WHAT NEEDS TO BE DONE :: Find the string "this" and gather every line that holds it.
___
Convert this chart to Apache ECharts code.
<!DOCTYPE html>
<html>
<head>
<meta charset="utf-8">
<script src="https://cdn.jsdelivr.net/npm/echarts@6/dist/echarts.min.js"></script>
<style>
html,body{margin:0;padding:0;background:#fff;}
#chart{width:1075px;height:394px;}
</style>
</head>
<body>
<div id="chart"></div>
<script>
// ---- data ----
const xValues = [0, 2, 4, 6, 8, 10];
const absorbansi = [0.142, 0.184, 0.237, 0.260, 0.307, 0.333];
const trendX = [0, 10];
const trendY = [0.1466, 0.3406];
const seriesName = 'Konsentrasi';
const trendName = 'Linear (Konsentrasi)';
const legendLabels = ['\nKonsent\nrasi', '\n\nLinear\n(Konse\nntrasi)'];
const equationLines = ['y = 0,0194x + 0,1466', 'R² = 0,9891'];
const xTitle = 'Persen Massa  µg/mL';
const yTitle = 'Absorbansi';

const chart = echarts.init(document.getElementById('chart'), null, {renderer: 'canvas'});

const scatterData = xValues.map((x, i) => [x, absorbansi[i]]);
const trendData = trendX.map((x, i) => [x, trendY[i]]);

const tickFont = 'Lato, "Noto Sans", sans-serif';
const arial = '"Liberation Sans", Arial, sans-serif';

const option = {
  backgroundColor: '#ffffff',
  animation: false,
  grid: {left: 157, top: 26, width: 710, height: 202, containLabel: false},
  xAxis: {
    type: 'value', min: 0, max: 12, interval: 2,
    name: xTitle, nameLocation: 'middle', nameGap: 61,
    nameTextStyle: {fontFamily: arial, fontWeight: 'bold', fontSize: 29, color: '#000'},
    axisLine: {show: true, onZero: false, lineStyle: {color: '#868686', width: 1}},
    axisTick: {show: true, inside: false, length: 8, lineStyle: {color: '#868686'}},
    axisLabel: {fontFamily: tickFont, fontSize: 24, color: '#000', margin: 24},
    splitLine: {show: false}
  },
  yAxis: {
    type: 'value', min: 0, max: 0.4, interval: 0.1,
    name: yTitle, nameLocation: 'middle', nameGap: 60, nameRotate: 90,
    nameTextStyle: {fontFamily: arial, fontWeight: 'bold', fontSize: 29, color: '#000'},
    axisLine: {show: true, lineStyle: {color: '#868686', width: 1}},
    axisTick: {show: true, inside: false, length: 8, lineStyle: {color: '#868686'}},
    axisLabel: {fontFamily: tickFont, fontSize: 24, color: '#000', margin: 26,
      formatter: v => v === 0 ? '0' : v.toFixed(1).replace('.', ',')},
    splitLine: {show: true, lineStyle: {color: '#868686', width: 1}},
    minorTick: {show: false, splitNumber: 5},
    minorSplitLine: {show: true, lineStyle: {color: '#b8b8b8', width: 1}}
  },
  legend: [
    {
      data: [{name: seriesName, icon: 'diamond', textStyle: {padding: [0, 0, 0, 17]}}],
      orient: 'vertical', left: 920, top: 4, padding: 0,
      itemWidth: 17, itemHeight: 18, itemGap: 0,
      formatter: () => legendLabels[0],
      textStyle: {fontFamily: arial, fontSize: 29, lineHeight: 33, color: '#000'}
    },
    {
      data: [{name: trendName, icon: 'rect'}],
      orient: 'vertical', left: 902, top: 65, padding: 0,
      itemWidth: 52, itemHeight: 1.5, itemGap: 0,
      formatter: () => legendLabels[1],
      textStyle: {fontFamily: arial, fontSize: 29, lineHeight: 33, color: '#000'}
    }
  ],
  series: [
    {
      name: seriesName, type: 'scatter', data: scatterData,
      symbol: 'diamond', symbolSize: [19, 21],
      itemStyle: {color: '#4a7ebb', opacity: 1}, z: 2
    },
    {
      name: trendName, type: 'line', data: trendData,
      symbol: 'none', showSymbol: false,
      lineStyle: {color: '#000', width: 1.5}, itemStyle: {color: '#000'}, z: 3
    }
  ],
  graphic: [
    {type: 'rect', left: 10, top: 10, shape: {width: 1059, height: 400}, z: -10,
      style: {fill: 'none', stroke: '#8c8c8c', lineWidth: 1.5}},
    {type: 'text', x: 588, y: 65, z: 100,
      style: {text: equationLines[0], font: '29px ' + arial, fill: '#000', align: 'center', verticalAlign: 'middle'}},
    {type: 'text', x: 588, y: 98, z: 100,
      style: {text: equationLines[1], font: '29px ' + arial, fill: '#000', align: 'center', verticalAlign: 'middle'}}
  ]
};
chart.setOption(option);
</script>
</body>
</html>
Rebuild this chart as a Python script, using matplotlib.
___
TASK SOLUTION ::
Convert this chart to Apache ECharts code.
Rebuild this chart as a Python script, using matplotlib.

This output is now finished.